In simplest terms, drought is a prolonged dry period due to a chronic shortage of rainfall in a region. This shortfall results in hydrologic imbalance, which means a region's precipitation can't keep up with the local rate of evaporation (the vaporization of water) and transpiration (the movement of water through soil and plants).
Drought strikes a region for complex, myriad reasons, but we can put our finger on at least one direct and immediate cause: Sinking air leads to high-pressure zones, which result in lower humidity, fewer clouds and less precipitation [source: Folger]. Air pollution doesn't do drought any favors either.
Over the past decades, meteorologists have linked drought patterns in the United States to abnormally cool sea surface temperatures in the Pacific tropics -- also known as La Niña conditions. Scientists continue to study this correlation, but we're learning that La Niña can trigger droughts in North America, Europe and Asia [source: Folger].
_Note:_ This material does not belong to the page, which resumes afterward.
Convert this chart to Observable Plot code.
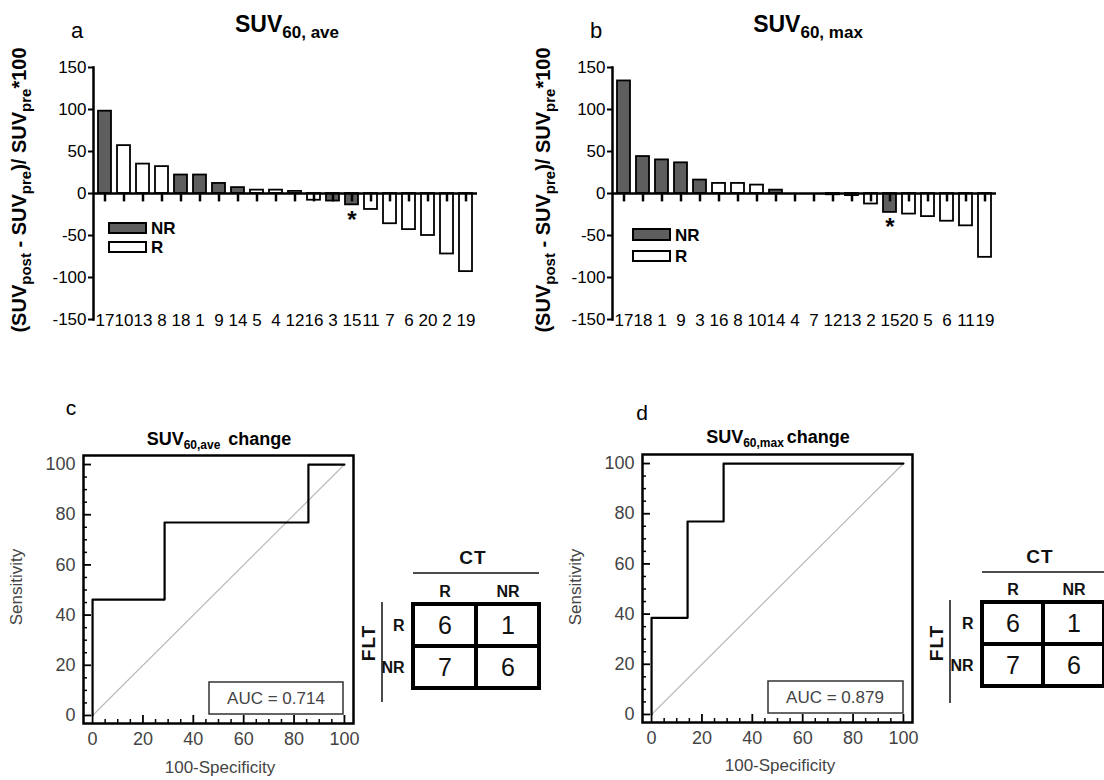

In a larger geographic and seasonal sense, you can look at drought in four key categories. First up, there's permanent drought, which you find in desert climates where severe water shortage is the norm. Next there's seasonal drought, which refers to a region's seasonal dry spells -- such as the dry seasons experienced in the tropics.
These first two drought categories don't offer any surprises: The dry season is dry, and the desert is a desert. But the next category, unpredictable drought, does. The term refers to the typically brief and irregular dry spells often experienced in humid or subhumid climates.
Finally, there's invisible drought, so named because rain showers tend to mask its severity. It occurs when even frequent precipitation can't keep up with the sweltering summer heat and its correspondingly high levels of evaporation. It looks like you're getting enough rain, but it's actually evaporating too fast to make a difference.
The U.S. National Weather Service identifies four different operational definitions that also illustrate the escalating severity of drought.
First up, there's meteorological drought, which compares a bout of dryness to typical regional and seasonal weather patterns. A period like this might only interest local weather bugs as it hasn't yet affected the economy or even become all that apparent to the naked eye.
Next up, there's agricultural drought, which focuses on specific crop needs. If a prolonged dry period hurts local crops, then under this definition, drought has reared its ugly head. And indeed, agriculture is generally the first economic sector affected by drought. Life outside the farm may just carry on like normal, but at this point, the weather bugs aren't the only ones shaking their head at the empty rain gauge.
When hydrological drought sets in, everyone else begins to take notice. Both surface and subsurface water supplies drop below normal. This level of drought generally makes itself known in reduced stream flow rates and plummeting lake, reservoir and groundwater levels.
Finally, there's socioeconomic drought, in which extreme dryness begins to affect everyone. It might mean water restrictions, or it might escalate into food shortages, reduced tourism, hampered shipping or even displaced populations.
In underdeveloped portions of the world, drought can easily escalate into starvation, outbreak of disease, panic, political unrest and armed conflict.